### Direction:
Retype exactly what runs from the first line of the data to the line with "(title) at (604,17)", keeping both of those lines and skipping pictures.

### Raw data:
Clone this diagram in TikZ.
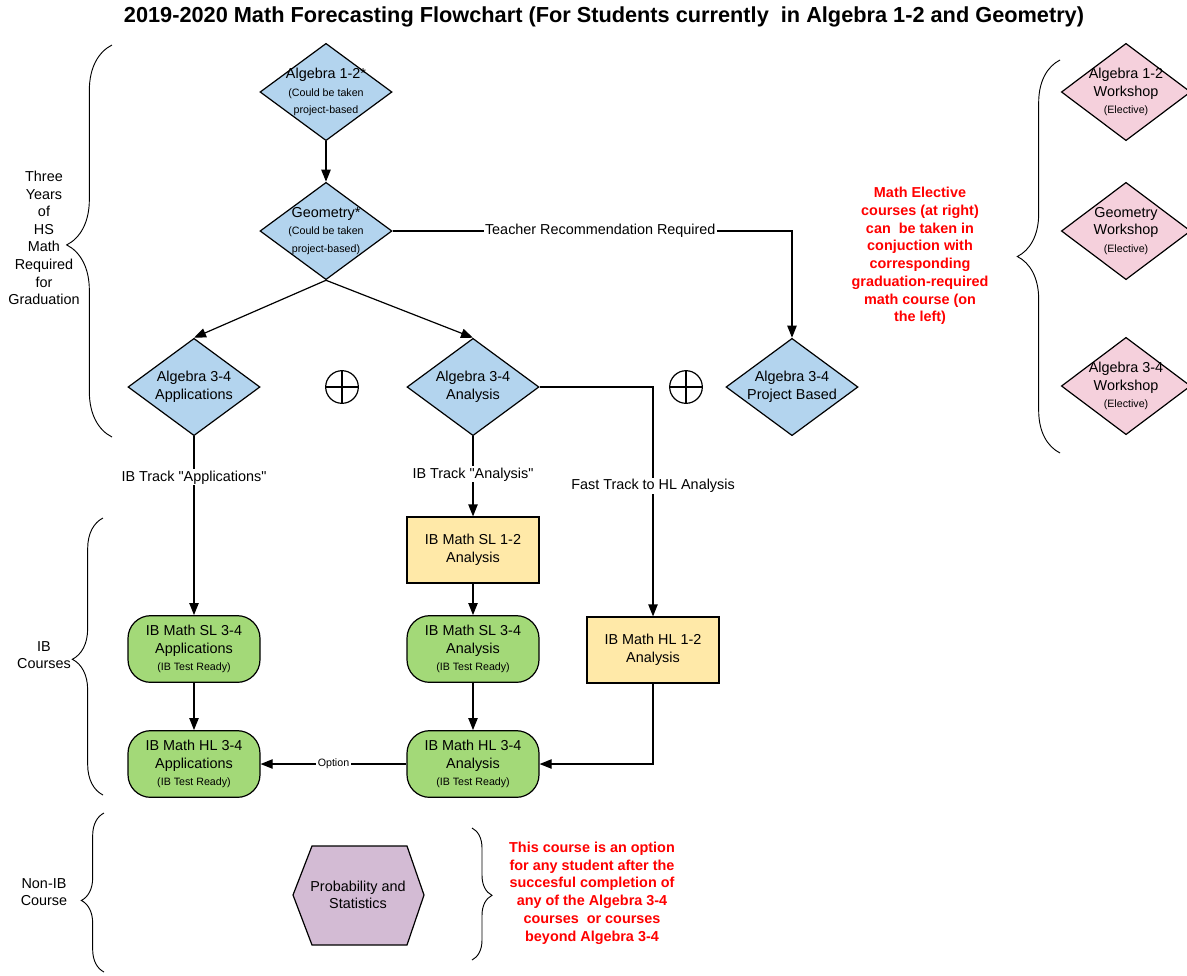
\documentclass[tikz,border=0pt]{standalone}
\usepackage{fontspec}
\setmainfont{Liberation Sans}[Ligatures=TeXOff]
\usetikzlibrary{shapes.geometric,arrows.meta,decorations.pathreplacing}

\definecolor{diablue}{HTML}{B3D4EE}
\definecolor{diapink}{HTML}{F5D0DC}
\definecolor{boxyellow}{HTML}{FFE9A8}
\definecolor{boxgreen}{HTML}{A3D978}
\definecolor{hexpurple}{HTML}{D3BBD4}

\newcommand{\bigtxt}{\fontsize{10.8}{13.2}\selectfont}
\newcommand{\smalltxt}{\fontsize{8}{9.5}\selectfont}

\tikzset{
  req/.style={diamond, draw, fill=diablue, minimum width=99pt, minimum height=73pt, inner sep=0pt},
  elec/.style={diamond, draw, fill=diapink, minimum width=97pt, minimum height=73pt, inner sep=0pt},
  ibbox/.style={rectangle, draw, fill=boxyellow, minimum width=99pt, minimum height=49.5pt, align=center},
  ibready/.style={rectangle, rounded corners=17pt, draw, fill=boxgreen, minimum width=99pt, minimum height=50pt, align=center},
  orsign/.style={circle, draw, minimum size=24.5pt, inner sep=0pt},
  arr/.style={-{Triangle[length=9pt,width=7pt]}},
  lbl/.style={fill=white, inner sep=1pt},
  bracket/.style 2 args={decorate, line width=0.7pt, decoration={brace, amplitude=#1, aspect=#2}},
  note/.style={text=red, font=\bfseries\fontsize{10.8}{13.3}\selectfont, align=center},
  every label/.style={align=center, font=\bigtxt},
}

\begin{document}
\begin{tikzpicture}[x=0.75pt, y=-0.75pt, font=\bigtxt, line width=0.9pt]
\useasboundingbox (0,0) rectangle (1187,975);
\node[font=\bfseries\fontsize{16.3}{19}\selectfont] (title) at (604,17) {2019-2020 Math Forecasting Flowchart (For Students currently\ \ in Algebra 1-2 and Geometry)};

%required courses
\node[req, label={center:Algebra 1-2*\\{\smalltxt (Could be taken}\\{\smalltxt project-based}}] (alg12) at (326,92) {};
\node[req, label={center:Geometry*\\{\smalltxt (Could be taken}\\{\smalltxt project-based)}}] (geo) at (326,231) {};
\node[req, label={center:Algebra 3-4\\Applications}] (app) at (194,387) {};
\node[req, label={center:Algebra 3-4\\Analysis}] (ana) at (473,387) {};
\node[req, label={center:Algebra 3-4\\Project Based}] (proj) at (792,387) {};
\node[orsign] (or1) at (342,387) {};
\node[orsign] (or2) at (686,387) {};
\draw (or1.north) -- (or1.south) (or1.west) -- (or1.east);
\draw (or2.north) -- (or2.south) (or2.west) -- (or2.east);

%electives
\node[elec, label={center:Algebra 1-2\\Workshop\\{\smalltxt (Elective)}}] (ws1) at (1126,92) {};
\node[elec, label={center:Geometry\\Workshop\\{\smalltxt (Elective)}}] (ws2) at (1126,231) {};
\node[elec, label={center:Algebra 3-4\\Workshop\\{\smalltxt (Elective)}}] (ws3) at (1126,386) {};
\node[note] (elecnote) at (920,256) {Math Elective\\courses (at right)\\can\ \ be taken in\\conjuction with\\corresponding\\graduation-required\\math course (on\\the left)};
\draw[bracket={32pt}{0.5}] (1060,453) -- (1060,60);

%IB courses
\node[ibbox] (sl12) at (473,550) {IB Math SL 1-2\\Analysis};
\node[ibbox] (hl12) at (653,650) {IB Math HL 1-2\\Analysis};
\node[ibready] (slapp) at (194,649) {IB Math SL 3-4\\Applications\\{\smalltxt (IB Test Ready)}};
\node[ibready] (slana) at (473,649) {IB Math SL 3-4\\Analysis\\{\smalltxt (IB Test Ready)}};
\node[ibready] (hlapp) at (194,764) {IB Math HL 3-4\\Applications\\{\smalltxt (IB Test Ready)}};
\node[ibready] (hlana) at (473,764) {IB Math HL 3-4\\Analysis\\{\smalltxt (IB Test Ready)}};

%connectors
\draw[arr] (alg12.south) -- (geo.north);
\draw[arr] (geo.south) -- (app.north);
\draw[arr] (geo.south) -- (ana.north);
\draw[arr] (geo.east) -| node[lbl, pos=0.26] {Teacher Recommendation Required} (proj.north);
\draw[arr] (app.south) -- node[lbl, pos=0.23] {IB Track "Applications"} (slapp.north);
\draw[arr] (ana.south) -- node[lbl, pos=0.475] {IB Track "Analysis"} (sl12.north);
\draw[arr] (ana.east) -| node[lbl, pos=0.715] {Fast Track to HL Analysis} (hl12.north);
\draw[arr] (sl12.south) -- (slana.north);
\draw[arr] (slapp.south) -- (hlapp.north);
\draw[arr] (slana.south) -- (hlana.north);
\draw[arr] (hl12.south) |- (hlana.east);
\draw[arr] (hlana.west) -- node[lbl, font=\smalltxt] {Option} (hlapp.east);

%non-IB
\draw[fill=hexpurple] (293,895) -- (312,846) -- (407,846) -- (424,895) -- (407,945) -- (312,945) -- cycle;
\node[align=center] (prob) at (358,895) {Probability and\\Statistics};
\draw[bracket={15pt}{0.51}] (472,828) -- (472,960);
\node[note] (probnote) at (592,893) {This course is an option\\for any student after the\\succesful completion of\\any of the Algebra 3-4\\courses\ \ or courses\\beyond Algebra 3-4};

%left side
\draw[bracket={34pt}{0.49}] (112,437) -- (112,45);
\draw[bracket={23pt}{0.49}] (103,795) -- (103,518);
\draw[bracket={17pt}{0.45}] (104,972) -- (104,813);
\node[align=center] (grad) at (44,238) {Three\\Years\\of\\HS\\Math\\Required\\for\\Graduation};
\node[align=center] (ib) at (44,655) {IB\\Courses};
\node[align=center] (nonib) at (44,892) {Non-IB\\Course};
\end{tikzpicture}
\end{document}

### Problem solution:
Clone this diagram in TikZ.
\documentclass[tikz,border=0pt]{standalone}
\usepackage{fontspec}
\setmainfont{Liberation Sans}[Ligatures=TeXOff]
\usetikzlibrary{shapes.geometric,arrows.meta,decorations.pathreplacing}

\definecolor{diablue}{HTML}{B3D4EE}
\definecolor{diapink}{HTML}{F5D0DC}
\definecolor{boxyellow}{HTML}{FFE9A8}
\definecolor{boxgreen}{HTML}{A3D978}
\definecolor{hexpurple}{HTML}{D3BBD4}

\newcommand{\bigtxt}{\fontsize{10.8}{13.2}\selectfont}
\newcommand{\smalltxt}{\fontsize{8}{9.5}\selectfont}

\tikzset{
  req/.style={diamond, draw, fill=diablue, minimum width=99pt, minimum height=73pt, inner sep=0pt},
  elec/.style={diamond, draw, fill=diapink, minimum width=97pt, minimum height=73pt, inner sep=0pt},
  ibbox/.style={rectangle, draw, fill=boxyellow, minimum width=99pt, minimum height=49.5pt, align=center},
  ibready/.style={rectangle, rounded corners=17pt, draw, fill=boxgreen, minimum width=99pt, minimum height=50pt, align=center},
  orsign/.style={circle, draw, minimum size=24.5pt, inner sep=0pt},
  arr/.style={-{Triangle[length=9pt,width=7pt]}},
  lbl/.style={fill=white, inner sep=1pt},
  bracket/.style 2 args={decorate, line width=0.7pt, decoration={brace, amplitude=#1, aspect=#2}},
  note/.style={text=red, font=\bfseries\fontsize{10.8}{13.3}\selectfont, align=center},
  every label/.style={align=center, font=\bigtxt},
}

\begin{document}
\begin{tikzpicture}[x=0.75pt, y=-0.75pt, font=\bigtxt, line width=0.9pt]
\useasboundingbox (0,0) rectangle (1187,975);
\node[font=\bfseries\fontsize{16.3}{19}\selectfont] (title) at (604,17) {2019-2020 Math Forecasting Flowchart (For Students currently\ \ in Algebra 1-2 and Geometry)};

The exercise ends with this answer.